In the 1950 and 1960 this led to a massive amount of wonderfully patronising adverts. Clearly, in those days a woman was not expected to actually like beer. She was however supposed to go and get it in the supermarket for her husband. If possible, she also had to open the bottle, pour the beer and serve it, while he was sitting comfortably by the central heating, with pipe, slippers and newspaper. ‘Why don’t you taste a sip of your husband’s beer, Madam, you will surely love it because Oud Bruin really is a treat!’ the Oranjeboom brewery cheered in 1957.[8]
The best ones are the Heineken adverts from the early 1960s. ‘Yes, you too Madam! Your husband will enjoy it if you join him with a glass of Heineken Pils. It’s modern. Or do you prefer a sweeter beer? No problem! Try a Heineken Oud Bruin!’ Or: ‘There’s nothing a man appreciates as much as a woman who understands what he is entitled to: a twinkling, sparkling glass of pils! … It looks so generous and welcoming when you have visitors. (Tip: why don’t you try a glass of Oud Bruin yourself.)’ Those happy days, where have they gone..?[9]
However, when emancipation came round, women started drinking pilsener and all those other heavier beers that men like too. Oud bruin, lowered in alcohol content by Heineken from 3.5 to 2.5% ABV in the 1970s, now sits a bit lonely on the supermarket shelves. It’s still used as a mixing drink in the province of Limburg (together with pilsener, it makes ‘sjoes’), but otherwise it seems like the days of this 1935 Dutch invention are numbered.[10]
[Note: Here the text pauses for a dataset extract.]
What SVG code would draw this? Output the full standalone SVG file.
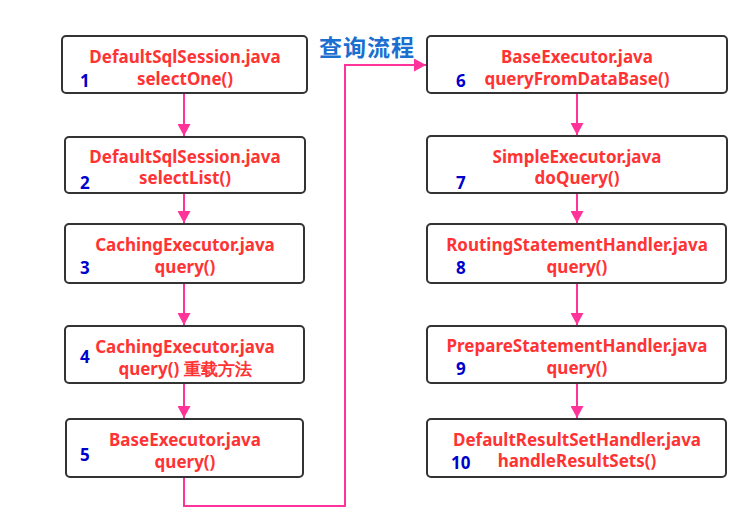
<svg xmlns="http://www.w3.org/2000/svg" width="752" height="532" viewBox="0 0 752 532">
<style>
.box{fill:#fff;stroke:#333;stroke-width:2}
.t{font-family:"Noto Sans","Liberation Sans",sans-serif;font-weight:bold;font-size:17px;fill:#ff3333;text-anchor:middle}
.n{font-family:"Noto Sans","Liberation Sans",sans-serif;font-weight:bold;font-size:17px;fill:#0000cc}
.c{fill:none;stroke:#ff3399;stroke-width:2}
.title{font-family:"Noto Sans CJK SC",sans-serif;font-weight:bold;font-size:23px;letter-spacing:1px;fill:#1a6fd0}
</style>
<defs>
<marker id="ah" viewBox="0 0 12 13" refX="12" refY="6.5" markerWidth="12" markerHeight="13" markerUnits="userSpaceOnUse" orient="auto">
<path d="M0,0 L12,6.5 L0,13 Z" fill="#ff3399"/>
</marker>
</defs>
<rect width="752" height="532" fill="#fff"/>
<text class="title" x="319" y="56">查询流程</text>
<g id="connectors">
<line class="c" x1="184" y1="93" x2="184" y2="136" marker-end="url(#ah)"/>
<line class="c" x1="184" y1="193" x2="184" y2="223" marker-end="url(#ah)"/>
<line class="c" x1="184" y1="283" x2="184" y2="325" marker-end="url(#ah)"/>
<line class="c" x1="184" y1="383" x2="184" y2="418" marker-end="url(#ah)"/>
<polyline class="c" points="184,477 184,506 345,506 345,65 426,65" marker-end="url(#ah)"/>
<line class="c" x1="577" y1="93" x2="577" y2="135" marker-end="url(#ah)"/>
<line class="c" x1="577" y1="193" x2="577" y2="223" marker-end="url(#ah)"/>
<line class="c" x1="577" y1="283" x2="577" y2="325" marker-end="url(#ah)"/>
<line class="c" x1="577" y1="383" x2="577" y2="418" marker-end="url(#ah)"/>
</g>
<g id="node1"><rect class="box" x="62" y="36" width="245" height="57" rx="4"/><text class="t" x="185" y="63">DefaultSqlSession.java</text><text class="t" x="185" y="85">selectOne()</text><text class="n" x="80" y="87">1</text></g>
<g id="node2"><rect class="box" x="65" y="137" width="240" height="56" rx="4"/><text class="t" x="185" y="163">DefaultSqlSession.java</text><text class="t" x="185" y="184">selectList()</text><text class="n" x="80" y="189">2</text></g>
<g id="node3"><rect class="box" x="65" y="224" width="239" height="59" rx="4"/><text class="t" x="185" y="251">CachingExecutor.java</text><text class="t" x="185" y="273">query()</text><text class="n" x="80" y="274">3</text></g>
<g id="node4"><rect class="box" x="65" y="326" width="239" height="57" rx="4"/><text class="t" x="185" y="353">CachingExecutor.java</text><text class="t" x="185" y="375">query() 重载方法</text><text class="n" x="80" y="363">4</text></g>
<g id="node5"><rect class="box" x="66" y="419" width="237" height="58" rx="4"/><text class="t" x="185" y="446">BaseExecutor.java</text><text class="t" x="185" y="468">query()</text><text class="n" x="80" y="461">5</text></g>
<g id="node6"><rect class="box" x="427" y="36" width="300" height="57" rx="4"/><text class="t" x="577" y="63">BaseExecutor.java</text><text class="t" x="577" y="85">queryFromDataBase()</text><text class="n" x="456" y="87">6</text></g>
<g id="node7"><rect class="box" x="427" y="136" width="300" height="57" rx="4"/><text class="t" x="577" y="163">SimpleExecutor.java</text><text class="t" x="577" y="184">doQuery()</text><text class="n" x="456" y="189">7</text></g>
<g id="node8"><rect class="box" x="427" y="224" width="299" height="59" rx="4"/><text class="t" x="577" y="251">RoutingStatementHandler.java</text><text class="t" x="577" y="273">query()</text><text class="n" x="456" y="274">8</text></g>
<g id="node9"><rect class="box" x="427" y="326" width="299" height="57" rx="4"/><text class="t" x="577" y="352">PrepareStatementHandler.java</text><text class="t" x="577" y="374">query()</text><text class="n" x="456" y="375">9</text></g>
<g id="node10"><rect class="box" x="427" y="419" width="299" height="58" rx="4"/><text class="t" x="577" y="446">DefaultResultSetHandler.java</text><text class="t" x="577" y="467">handleResultSets()</text><text class="n" x="451" y="469">10</text></g>
</svg>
[1] Rotterdamsche courant 6-5-1834.
[2] Het nieuws van den dag 12-11-1891.
[3] G.J. Mulder, Scheikundige verhandelingen en onderzoekingen, deel 1 nummer 3, Rotterdam 1857, p. 316.
[4] Nieuwe Gorinchemsche Courant 4-2-1892.
[5] Algemeen Handelsblad 22-2-1889.
[6] Peter Zwaal en Peter de Brock, Amstel, het verhaal van ons bier, Amsterdam 2010, p 83.
[7] Zwaal en de Brock, Amstel, p 88.
[8] Nieuwsblad van het Noorden 15-8-1957.
[9] Algemeen Handelsblad 10-5-1963, 3-7-1964.